I am currently reading Victor Frankl’s Man’s Search for Meaning. I am only about 50 pages in, but I was so transfixed by some of the most recent pages that I had to comment on them.
Although I find it difficult to take in too much subject matter about the Holocaust at one time, as it is so hauntingly horrific, I have been keen to read this particular book. Uniquely, Frankl details his experience both from the point of view of an inmate who lived through the concentration camps and from the point of view of an observant doctor, deeply curious about how he and others managed to survive.
Not long after describing a number of inhumane events, Frankl goes on to talk about how these atrocities strengthened the inner life of the prisoners:
“The intensification of inner life helped the prisoner find a refuge from the emptiness, desolation and spiritual poverty of his existence… As the inner life of the prisoner tended to become more intense, he also experienced the beauty of art and nature as never before…”

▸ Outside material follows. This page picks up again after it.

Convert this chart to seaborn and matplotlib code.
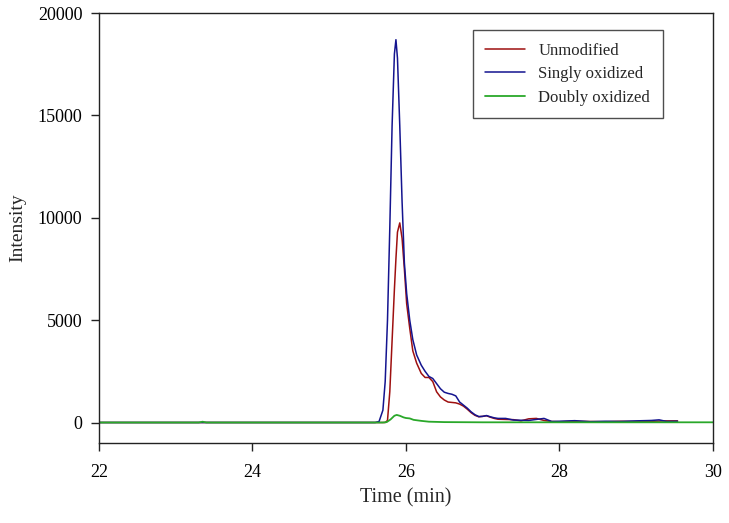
import matplotlib
matplotlib.use('Agg')
import matplotlib.pyplot as plt
import seaborn as sns
import pandas as pd

# Retention times (min) for the unmodified / singly oxidized traces
time = [22.0, 23.3, 23.35, 23.4, 25.0, 25.6, 25.65, 25.7, 25.73, 25.76, 25.79, 25.82, 25.85,
        25.87, 25.89, 25.92, 25.95, 25.98, 26.01, 26.05, 26.09, 26.14, 26.2, 26.25, 26.3,
        26.35, 26.4, 26.45, 26.5, 26.55, 26.6, 26.65, 26.7, 26.75, 26.8, 26.85, 26.9, 26.95,
        27.0, 27.05, 27.1, 27.15, 27.2, 27.3, 27.4, 27.5, 27.6, 27.7, 27.8, 27.9, 28.0,
        28.2, 28.4, 28.6, 28.8, 29.0, 29.2, 29.3, 29.4, 29.54]

unmodified = [0, 0, 0, 0, 0, 0, 0, 0, 0, 100, 1500, 4000, 6500,
              8000, 9300, 9750, 9000, 7500, 5800, 4600, 3500, 2900, 2400, 2200, 2200,
              2000, 1500, 1250, 1100, 1000, 980, 960, 900, 800, 650, 480, 350, 280,
              300, 330, 260, 200, 160, 150, 140, 80, 180, 200, 100, 50, 40,
              60, 50, 40, 60, 50, 60, 70, 80, 80]

singly = [0, 0, 0, 0, 0, 0, 50, 600, 2000, 5000, 9500, 14500, 18000,
          18700, 17800, 14500, 10800, 7800, 6300, 5000, 4050, 3300, 2800, 2500, 2250,
          2150, 1900, 1650, 1480, 1420, 1380, 1300, 1000, 850, 700, 520, 380, 290,
          300, 340, 280, 230, 200, 200, 120, 110, 100, 150, 200, 50, 60,
          90, 40, 60, 50, 80, 100, 130, 50, 60]

# Doubly oxidized trace covers the full window
time_doubly = [22.0, 23.3, 23.35, 23.4, 25.7, 25.75, 25.8, 25.85, 25.88, 25.92, 25.97,
               26.0, 26.05, 26.1, 26.2, 26.3, 26.5, 27.0, 28.0, 30.0]
doubly = [0, 0, 40, 0, 0, 20, 150, 330, 370, 330, 250,
          220, 200, 130, 80, 40, 20, 10, 10, 10]

df = pd.DataFrame({'Time': time, 'Unmodified': unmodified, 'Singly oxidized': singly})
df_d = pd.DataFrame({'Time': time_doubly, 'Doubly oxidized': doubly})

sns.set_style("ticks")
plt.rcParams['font.family'] = ['Liberation Serif', 'DejaVu Serif']

fig = plt.figure(figsize=(7.29, 5.23), dpi=100)
ax = fig.add_axes([0.1358, 0.153, 0.842, 0.822])

sns.lineplot(data=df, x='Time', y='Unmodified', color='#9E1010', lw=1.1, ax=ax, label='Unmodified')
sns.lineplot(data=df, x='Time', y='Singly oxidized', color='#14148F', lw=1.1, ax=ax, label='Singly oxidized')
sns.lineplot(data=df_d, x='Time', y='Doubly oxidized', color='#2AA82A', lw=1.3, ax=ax, label='Doubly oxidized')

ax.set_xlim(22, 30)
ax.set_ylim(-1000, 20000)
ax.set_xticks([22, 24, 26, 28, 30])
ax.set_yticks([0, 5000, 10000, 15000, 20000])
ax.tick_params(axis='both', labelsize=13, direction='out', length=6, width=1, colors='#222222',
               labelcolor='black', top=False, right=False)
ax.tick_params(axis='x', pad=9)
ax.tick_params(axis='y', pad=6)
ax.set_xlabel('Time (min)', fontsize=14.5, labelpad=5)
ax.set_ylabel('Intensity', fontsize=14, labelpad=8)
for s in ax.spines.values():
    s.set_visible(True)
    s.set_linewidth(1.0)
    s.set_color('#222222')

leg = ax.legend(loc='upper right', bbox_to_anchor=(0.932, 0.98), fontsize=12, frameon=True,
                fancybox=False, edgecolor='#222222', handlelength=2.4, borderpad=0.75,
                labelspacing=0.45, handletextpad=0.8)
leg.get_frame().set_linewidth(1.0)

fig.savefig('out.png', dpi=100)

He went on to describe how emaciated prisoners rushed to see a sunset, or the unexpected beauty from a bird that alighted on the frozen pile of dirt which he had dug.
Frankl went on to say:
“A kind of cabaret was improvised from time to time…those who had fairly good positions in camp… came to have a few laughs or perhaps to cry a little… There were songs, poems, jokes, some with underlying satire regarding the camp. All were meant to help us forget, and they did help. The gatherings were so effective that a few ordinary prisoners went to see the cabaret in spite of their fatigue even though they missed their daily portion of food by going.”
Elsewhere, Frankl had commented on how utterly valuable and eagerly anticipated that portion of food was… and yet some people– who were starving– would give up that precious food for the sake of a performance, of art.
And though my and many people’s deepest desire is to put a stop to humans’ cruelty to each other, I cannot help but be moved by the fact that these terrible conditions stoked a deep sensitivity to the rare instances of beauty… and of art. For this beauty and art gave them back tiny reminders of their humanity, which was otherwise denied them completely.
Although I have never been under conditions anywhere near as extreme, I can absolutely think of pieces of art that have moved me beyond words. Even this past week, I saw a one-man show that left me stunned… my friend and I sat in our seats until everyone else had left the theater. I didn’t want to “break” what I had just seen.
But how often does art truly affect people that deeply? Sadly, I think commercialism often shoves things down people’s throats, convincing them they have to like it, and then we become so overwhelmed with the competing stimuli that we just want to retreat or find refuge.
But even in the chaos of commercialism, art can thrive. It may or may not announce itself, but it’s there. And I would like to hope that our sensitivities have not been dulled to it… that we are still able to be moved beyond words.
I would love to hear anybody else’s comments… what art has deeply affected you?